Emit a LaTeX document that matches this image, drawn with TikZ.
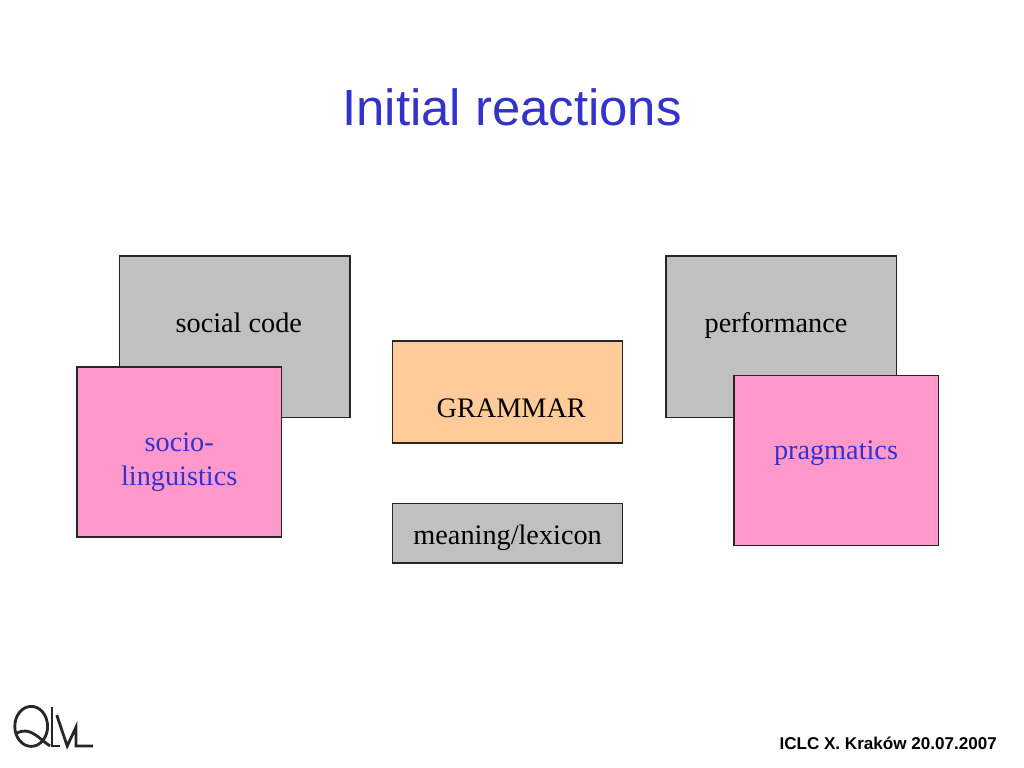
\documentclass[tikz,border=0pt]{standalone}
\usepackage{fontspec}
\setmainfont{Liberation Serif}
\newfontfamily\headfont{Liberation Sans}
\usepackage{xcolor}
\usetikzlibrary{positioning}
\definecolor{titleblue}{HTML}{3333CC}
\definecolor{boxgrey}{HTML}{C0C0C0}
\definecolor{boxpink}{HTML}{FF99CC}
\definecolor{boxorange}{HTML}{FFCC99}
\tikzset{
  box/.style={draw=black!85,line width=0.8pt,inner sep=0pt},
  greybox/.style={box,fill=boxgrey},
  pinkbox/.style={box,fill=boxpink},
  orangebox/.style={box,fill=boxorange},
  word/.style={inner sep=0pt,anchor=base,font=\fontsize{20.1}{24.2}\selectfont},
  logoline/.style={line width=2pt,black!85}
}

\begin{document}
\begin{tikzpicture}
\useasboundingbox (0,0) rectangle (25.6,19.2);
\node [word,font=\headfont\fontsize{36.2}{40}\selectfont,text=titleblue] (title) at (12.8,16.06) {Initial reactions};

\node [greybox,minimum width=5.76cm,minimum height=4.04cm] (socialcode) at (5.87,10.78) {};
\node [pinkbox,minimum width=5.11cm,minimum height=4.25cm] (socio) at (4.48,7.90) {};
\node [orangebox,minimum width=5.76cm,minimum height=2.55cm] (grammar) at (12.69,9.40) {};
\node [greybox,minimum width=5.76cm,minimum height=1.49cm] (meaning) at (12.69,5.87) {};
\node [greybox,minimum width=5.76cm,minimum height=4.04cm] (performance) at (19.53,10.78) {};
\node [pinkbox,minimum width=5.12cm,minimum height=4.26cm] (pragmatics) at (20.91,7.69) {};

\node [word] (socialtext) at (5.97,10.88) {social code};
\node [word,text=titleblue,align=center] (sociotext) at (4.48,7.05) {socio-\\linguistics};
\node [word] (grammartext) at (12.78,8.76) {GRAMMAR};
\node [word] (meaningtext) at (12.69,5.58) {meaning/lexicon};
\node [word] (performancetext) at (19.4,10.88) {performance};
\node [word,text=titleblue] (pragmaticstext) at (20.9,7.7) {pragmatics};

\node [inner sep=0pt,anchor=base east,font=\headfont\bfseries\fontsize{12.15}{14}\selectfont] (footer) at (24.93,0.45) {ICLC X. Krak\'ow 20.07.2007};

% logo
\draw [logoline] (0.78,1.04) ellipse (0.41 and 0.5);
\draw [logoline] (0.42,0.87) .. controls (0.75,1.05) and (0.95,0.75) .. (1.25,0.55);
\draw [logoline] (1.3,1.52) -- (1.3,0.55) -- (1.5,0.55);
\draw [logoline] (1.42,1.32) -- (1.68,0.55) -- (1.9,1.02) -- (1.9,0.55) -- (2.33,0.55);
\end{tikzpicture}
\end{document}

::::::

▶ WHAT THE TASK REQUIRES
Please write out all of the material above without changing a word, and omit any pictures.

▶ EXPECTED ANSWER
Emit a LaTeX document that matches this image, drawn with TikZ.
\documentclass[tikz,border=0pt]{standalone}
\usepackage{fontspec}
\setmainfont{Liberation Serif}
\newfontfamily\headfont{Liberation Sans}
\usepackage{xcolor}
\usetikzlibrary{positioning}
\definecolor{titleblue}{HTML}{3333CC}
\definecolor{boxgrey}{HTML}{C0C0C0}
\definecolor{boxpink}{HTML}{FF99CC}
\definecolor{boxorange}{HTML}{FFCC99}
\tikzset{
  box/.style={draw=black!85,line width=0.8pt,inner sep=0pt},
  greybox/.style={box,fill=boxgrey},
  pinkbox/.style={box,fill=boxpink},
  orangebox/.style={box,fill=boxorange},
  word/.style={inner sep=0pt,anchor=base,font=\fontsize{20.1}{24.2}\selectfont},
  logoline/.style={line width=2pt,black!85}
}

\begin{document}
\begin{tikzpicture}
\useasboundingbox (0,0) rectangle (25.6,19.2);
\node [word,font=\headfont\fontsize{36.2}{40}\selectfont,text=titleblue] (title) at (12.8,16.06) {Initial reactions};

\node [greybox,minimum width=5.76cm,minimum height=4.04cm] (socialcode) at (5.87,10.78) {};
\node [pinkbox,minimum width=5.11cm,minimum height=4.25cm] (socio) at (4.48,7.90) {};
\node [orangebox,minimum width=5.76cm,minimum height=2.55cm] (grammar) at (12.69,9.40) {};
\node [greybox,minimum width=5.76cm,minimum height=1.49cm] (meaning) at (12.69,5.87) {};
\node [greybox,minimum width=5.76cm,minimum height=4.04cm] (performance) at (19.53,10.78) {};
\node [pinkbox,minimum width=5.12cm,minimum height=4.26cm] (pragmatics) at (20.91,7.69) {};

\node [word] (socialtext) at (5.97,10.88) {social code};
\node [word,text=titleblue,align=center] (sociotext) at (4.48,7.05) {socio-\\linguistics};
\node [word] (grammartext) at (12.78,8.76) {GRAMMAR};
\node [word] (meaningtext) at (12.69,5.58) {meaning/lexicon};
\node [word] (performancetext) at (19.4,10.88) {performance};
\node [word,text=titleblue] (pragmaticstext) at (20.9,7.7) {pragmatics};

\node [inner sep=0pt,anchor=base east,font=\headfont\bfseries\fontsize{12.15}{14}\selectfont] (footer) at (24.93,0.45) {ICLC X. Krak\'ow 20.07.2007};

% logo
\draw [logoline] (0.78,1.04) ellipse (0.41 and 0.5);
\draw [logoline] (0.42,0.87) .. controls (0.75,1.05) and (0.95,0.75) .. (1.25,0.55);
\draw [logoline] (1.3,1.52) -- (1.3,0.55) -- (1.5,0.55);
\draw [logoline] (1.42,1.32) -- (1.68,0.55) -- (1.9,1.02) -- (1.9,0.55) -- (2.33,0.55);
\end{tikzpicture}
\end{document}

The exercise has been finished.